Dans l'ensemble, les représentants du personnel de pratiquement toutes les compagnies de navigation attestent de mesures salariales satisfaisantes, bien que les négociations aient été parfois dures et que l'ambiance soit tendue dans certaines entreprises. « Souvent à l'ouverture des négociations sur les salaires ou pour une nouvelle CCT, les entreprises ont argumenté en évoquant la menace de la crise énergétique et les mesures d'économies qui en découleront », déplore un collègue. Maintenant les entreprises essaient d'économiser ailleurs et cela n'est pas plus mal. « Sur le lac de Constance, nous réduisons le tempo et cela permet d'économiser beaucoup sur le diesel », déclare Pascal Müller, et son collègue bernois Martin Schild de rétorquer : « Je souhaiterais qu'on fasse de même sur le lac de Brienz. Nous aurions ainsi moins de stress. » Une autre revendication du personnel est que toutes les entreprises proposent des facilités de transport pour le personnel (FVP). Ce n'est actuellement pas le cas partout.
Avec une fierté apparente, René Schnegg, vice-président de la commission centrale VPT, présente les chiffres de l'effectif des membres de l'année passée. En 2022, la VPT a pu recruter 952 nouveaux membres. Le vice-président SEV Christian Fankhauser se réjouit également : « Je n'ai encore jamais vu autant de femmes à une journée de la navigation ! » Il présente les défis de la politique sociale qui nous attendent cette année : « Nous devons gagner la votation sur la 13ème rente AVS. Et nous devons nous battre contre une détérioration dans les caisses de pensions ! » Il ajoute que « sur le plan politique, il faut également se préoccuper du changement à la tête du DETEC. On verra si l'on parvient à gagner l'ancien lobbyiste de la route Albert Rösti à la cause des transports publics. La direction syndicale l'a invité à rendre visite au SEV. »
Durant l'après-midi, Matthias Hartwich monte sur le « Gotthard » pour saluer les participant-e-s à la journée de la navigation et leur raconte son histoire personnelle : « Je ne viens pas d'une région de lacs mais quand même d'une région côtière », explique le nouveau président SEV qui est originaire du nord de l'Allemagne. « J'ai déjà travaillé dans le domaine de la navigation. En tant que jeune étudiant, j'étais engagé comme manœuvre dans le port de Bremerhaven et j'aidais entre autres à décharger les gros bateaux. » Depuis lors, il s'est engagé dans la voie syndicale avec ferveur, et pour de bonnes raisons : « Nous ne sommes pas des héros innés mais si nous sommes solidaires et rassemblés, alors nous sommes forts ! »

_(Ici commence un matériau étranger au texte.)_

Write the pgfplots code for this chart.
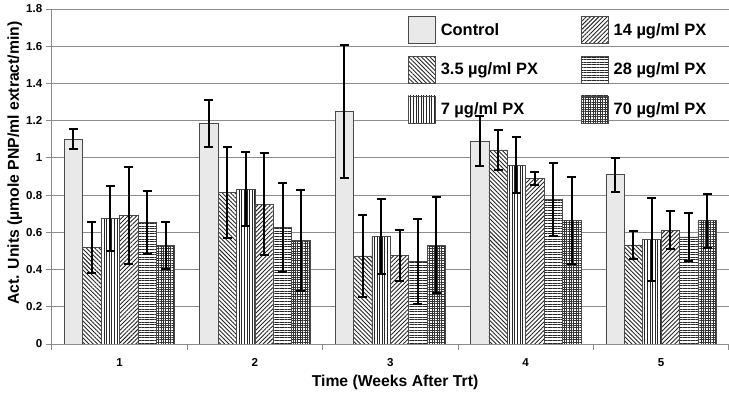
\documentclass[border=0pt]{standalone}
\usepackage{pgfplots}
\pgfplotsset{compat=1.18}
\usepackage{fontspec}
\setmainfont{Liberation Sans}
\usetikzlibrary{patterns.meta,calc,arrows.meta}
\definecolor{gridc}{HTML}{8C8C8C}
\definecolor{edgec}{HTML}{4A4A4A}
\pgfplotsset{eb/.style={error bars/.cd, y dir=both, y explicit, error mark=none,
  error bar style={line width=2bp, black, solid, -{Bar[width=9bp,line width=2bp]}}}}
\begin{document}
\begin{tikzpicture}
\begin{axis}[
  scale only axis,
  width=677bp, height=335bp,
  xmin=0.5, xmax=5.5, ymin=0, ymax=1.8,
  ybar=0pt, bar width=0.136,
  axis x line*=bottom, axis y line*=left,
  axis line style={gridc, line width=0.9bp},
  xtick={0.5,1.5,2.5,3.5,4.5,5.5},
  xticklabels={1,2,3,4,5},
  x tick label as interval,
  xticklabel style={yshift=-5bp},
  ytick={0,0.2,0.4,0.6,0.8,1,1.2,1.4,1.6,1.8},
  yticklabel style={/pgf/number format/.cd, fixed, precision=1},
  /pgf/number format/assume math mode=true,
  tick label style={font=\fontsize{11.6}{13}\selectfont\bfseries},
  tick align=outside, major tick length=6bp,
  tick style={gridc, line width=0.9bp},
  ymajorgrids, grid style={gridc, line width=0.9bp},
  xlabel={Time (Weeks After Trt)},
  ylabel={Act. Units (µmole PNP/ml extract/min)},
  label style={font=\fontsize{15.8}{18}\selectfont\bfseries},
  xlabel style={at={(axis description cs:0.507,-0.1155)}, anchor=center},
  ylabel style={at={(axis description cs:-0.0547,0.54)}, anchor=center},
  legend columns=3, transpose legend,
  legend cell align=left,
  legend image code/.code={\draw[#1] (0bp,-13.5bp) rectangle (27bp,13.5bp);},
  legend style={at={(axis description cs:0.526,0.979)}, anchor=north west,
    draw=none, fill=none, inner sep=0pt, row sep=12bp,
    font=\fontsize{16.5}{19}\selectfont\bfseries,
    nodes={inner sep=1bp},
    /tikz/every odd column/.style={column sep=4bp},
    /tikz/every even column/.style={column sep=42bp}},
  every axis plot/.append style={draw=edgec, line width=0.7bp},
]
\coordinate (LL) at (rel axis cs:0,0);
\coordinate (UR) at (rel axis cs:1,1);
% Control
\addplot[fill=gray!12, postaction={pattern={Dots[distance=2bp,radius=0.4bp]}, pattern color=gray!70}, eb]
  coordinates {(1,1.100) +- (0,0.060) (2,1.184) +- (0,0.130) (3,1.249) +- (0,0.365) (4,1.091) +- (0,0.140) (5,0.909) +- (0,0.095)};
% 3.5
\addplot[fill=white, postaction={pattern={Lines[angle=-45,distance=3bp,line width=0.9bp]}, pattern color=black!85}, eb]
  coordinates {(1,0.518) +- (0,0.144) (2,0.813) +- (0,0.250) (3,0.473) +- (0,0.225) (4,1.043) +- (0,0.113) (5,0.532) +- (0,0.082)};
% 7
\addplot[fill=white, postaction={pattern={Lines[angle=90,distance=2.6bp,line width=0.9bp]}, pattern color=black!85}, eb]
  coordinates {(1,0.674) +- (0,0.181) (2,0.832) +- (0,0.203) (3,0.579) +- (0,0.207) (4,0.961) +- (0,0.155) (5,0.563) +- (0,0.228)};
% 14
\addplot[fill=white, postaction={pattern={Lines[angle=45,distance=3bp,line width=0.9bp]}, pattern color=black!85}, eb]
  coordinates {(1,0.690) +- (0,0.265) (2,0.751) +- (0,0.278) (3,0.477) +- (0,0.143) (4,0.891) +- (0,0.040) (5,0.611) +- (0,0.108)};
% 28
\addplot[fill=white, postaction={pattern={Lines[angle=0,distance=2.6bp,line width=0.9bp]}, pattern color=black!85}, eb]
  coordinates {(1,0.652) +- (0,0.173) (2,0.627) +- (0,0.244) (3,0.443) +- (0,0.232) (4,0.776) +- (0,0.203) (5,0.575) +- (0,0.132)};
% 70
\addplot[fill=white, postaction={pattern={Hatch[distance=2.4bp,line width=0.6bp]}, pattern color=black!80}, eb]
  coordinates {(1,0.530) +- (0,0.130) (2,0.557) +- (0,0.277) (3,0.530) +- (0,0.263) (4,0.663) +- (0,0.240) (5,0.663) +- (0,0.151)};
\legend{Control, 3.5 µg/ml PX, 7 µg/ml PX, 14 µg/ml PX, 28 µg/ml PX, 70 µg/ml PX}
\end{axis}
\pgfresetboundingbox
\path ($(LL)+(-51.8bp,-51bp)$) rectangle ($(UR)+(0.2bp,9bp)$);
\end{tikzpicture}
\end{document}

Le comité de branche de la navigation prend encore congé de la « pirate » Barbara Schraner qui dirige pour la dernière fois la journée de branche. Et pour finir les participants élisent à l'unanimité Manuel Pinto da Costa Silva au comité. Il est capitaine sur le lac de Neuchâtel et président de la section VPT Neuchâtel Navigation.